Todos los que conozco que han visto la película sólo pueden pensar en Gaza. Decir esto no es pretender una ecuación uno a uno o una comparación con Auschwitz. No hay dos genocidios idénticos: Gaza no es una fábrica diseñada deliberadamente para asesinatos en masa, ni estamos cerca de la estadística de muertos de los nazis. Pero la única razón por la que se erigió el edificio del derecho internacional humanitario de posguerra fue para que tuviéramos las herramientas para identificar colectivamente patrones antes de que la historia se repita a gran escala. Y algunos de los patrones –el muro, el gueto, las matanzas en masa, el intento de eliminación declarado repetidamente, la hambruna masiva, el saqueo, la alegre deshumanización y la humillación deliberada– se están repitiendo.
Y se repiten también las formas en que el genocidio se vuelve un ambiente, la forma en que aquellos de nosotros que estamos un poco más lejos de las paredes podemos bloquear las imágenes, desconectarnos de los gritos y simplemente... seguir adelante. Es por eso que la Academia destacó el punto de vista de Glazer cuando hizo ese corte abrupto a Barbenheimer –en sí una trivialización de la matanza en masa– sin perder el ritmo. La atrocidad vuelve a ser un ambiente. (Se podría ver todo el espectáculo de los Oscar como una especie de extensión en vivo de La zona de interés, una especie de Negacionismo sobre hielo.)
¿Qué hacemos para interrumpir ese ímpetu de trivialización y normalización? Ésa es la pregunta con la que muchos de nosotros estamos luchando en este momento. Me preguntan mis alumnos. Les pregunto a mis amigos y camaradas. Muchos descargan sus respuestas con reclamos implacables, desobediencia civil, votos “no comprometidos”, interrupciones de eventos, caravanas de ayuda a Gaza, recaudación de fondos para refugiados y obras de arte radical. Pero no es suficiente.

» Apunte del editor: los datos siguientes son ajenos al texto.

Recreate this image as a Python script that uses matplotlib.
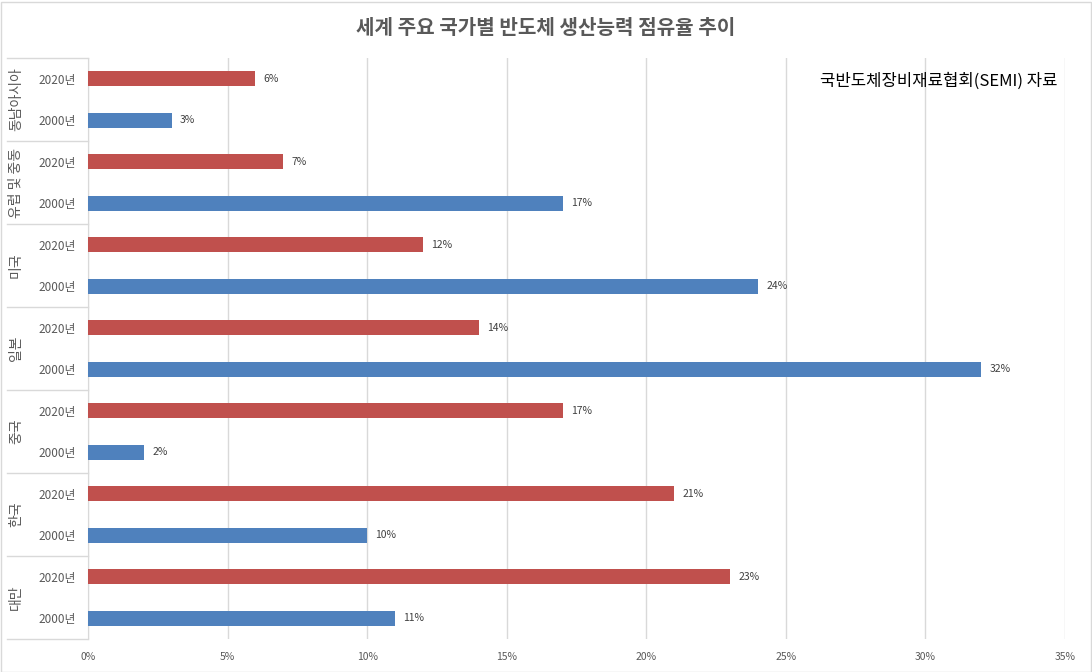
import matplotlib.pyplot as plt
import matplotlib.transforms as mtransforms
from matplotlib.patches import Rectangle

plt.rcParams['font.family'] = ['Noto Sans CJK KR', 'DejaVu Sans']

# 아래에서 위 순서
countries = ['대만', '한국', '중국', '일본', '미국', '유럽 및 중동', '동남아시아']
share_2000 = [11, 10, 2, 32, 24, 17, 3]
share_2020 = [23, 21, 17, 14, 12, 7, 6]
years = ['2000년', '2020년']
x_ticks = [0, 5, 10, 15, 20, 25, 30, 35]

blue = '#4F81BD'
red = '#C0504D'
gray_txt = '#595959'
grid_col = '#D9D9D9'

fig = plt.figure(figsize=(10.92, 6.72), dpi=100)
W, H = 1092, 672
ax = fig.add_axes([88 / W, (H - 639) / H, (1065 - 88) / W, (639 - 58) / H])

y2000 = [2 * i for i in range(len(countries))]
y2020 = [2 * i + 1 for i in range(len(countries))]
ax.barh(y2000, share_2000, height=0.36, color=blue, zorder=3)
ax.barh(y2020, share_2020, height=0.36, color=red, zorder=3)

for y, v in zip(y2000, share_2000):
    ax.text(v + 0.3, y, f'{v}%', va='center', ha='left', fontsize=7.5, color='#404040')
for y, v in zip(y2020, share_2020):
    ax.text(v + 0.3, y, f'{v}%', va='center', ha='left', fontsize=7.5, color='#404040')

ax.set_xlim(0, 35)
ax.set_ylim(-0.5, 2 * len(countries) - 0.5)
ax.set_xticks(x_ticks)
ax.set_xticklabels([f'{t}%' for t in x_ticks], fontsize=7.5, color=gray_txt)
ytk = sorted(y2000 + y2020)
ax.set_yticks(ytk)
ax.set_yticklabels([years[t % 2] for t in ytk], fontsize=8.5, color=gray_txt)
ax.tick_params(axis='both', length=0)
ax.tick_params(axis='y', pad=9)
ax.tick_params(axis='x', pad=9)
ax.grid(axis='x', color=grid_col, linewidth=1, zorder=0)
for s in ['top', 'right', 'bottom']:
    ax.spines[s].set_visible(False)
ax.spines['left'].set_color(grid_col)

# 국가 구분선과 라벨
tr = mtransforms.blended_transform_factory(ax.transAxes, ax.transData)
x0 = (7 - 88) / (1065 - 88)
for k in range(len(countries) + 1):
    yb = 2 * k - 0.5
    ax.plot([x0, 0], [yb, yb], transform=tr, color=grid_col, lw=1, clip_on=False)
for k, c in enumerate(countries):
    ax.text((16 - 88) / (1065 - 88), 2 * k + 0.5, c, transform=tr, rotation=90,
            ha='center', va='center', fontsize=10, color=gray_txt)

ax.text(1057 / W, (H - 81) / H, '국반도체장비재료협회(SEMI) 자료', transform=fig.transFigure,
        ha='right', va='center', fontsize=12, color='black')

fig.text(0.5, (H - 28) / H, '세계 주요 국가별 반도체 생산능력 점유율 추이', ha='center', va='center',
         fontsize=14.5, fontweight='bold', color=gray_txt)

fig.patches.append(Rectangle((0.5 / W, 0.5 / H), 1 - 2 / W, 1 - 2 / H, transform=fig.transFigure,
                             fill=False, edgecolor=grid_col, linewidth=1))

fig.savefig('out.png', dpi=100)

Y a medida que el genocidio va fundiéndose con el trasfondo de nuestra cultura, algunas personas se desesperan demasiado por cualquiera de estos esfuerzos. Al ver los Oscar el domingo, donde Glazer estaba solo entre el desfile de oradores ricos y poderosos que subieron al podio sin siquiera mencionar a Gaza, recordé que habían pasado exactamente dos semanas desde que Aaron Bushnell, un miembro de la Fuerza Aérea estadounidense de 25 años, se autoinmoló frente a la embajada de Israel en Washington.
No quiero que nadie más despliegue esa horrible táctica de protesta; ya hubo demasiadas muertes. Pero deberíamos dedicar un tiempo a reflexionar sobre la declaración que dejó Bushnell, palabras que he llegado a considerar como una coda inquietante y contemporánea de la película de Glazer:
“A muchos de nosotros nos gusta preguntarnos: ‘¿Qué haría si fuera contemporáneo de la esclavitud? ¿O de las leyes raciales del sur de Estados Unidos? ¿O del apartheid? ¿Qué haría yo si mi país estuviera cometiendo genocidio? La respuesta es: somos contemporáneos. Ahora mismo’.”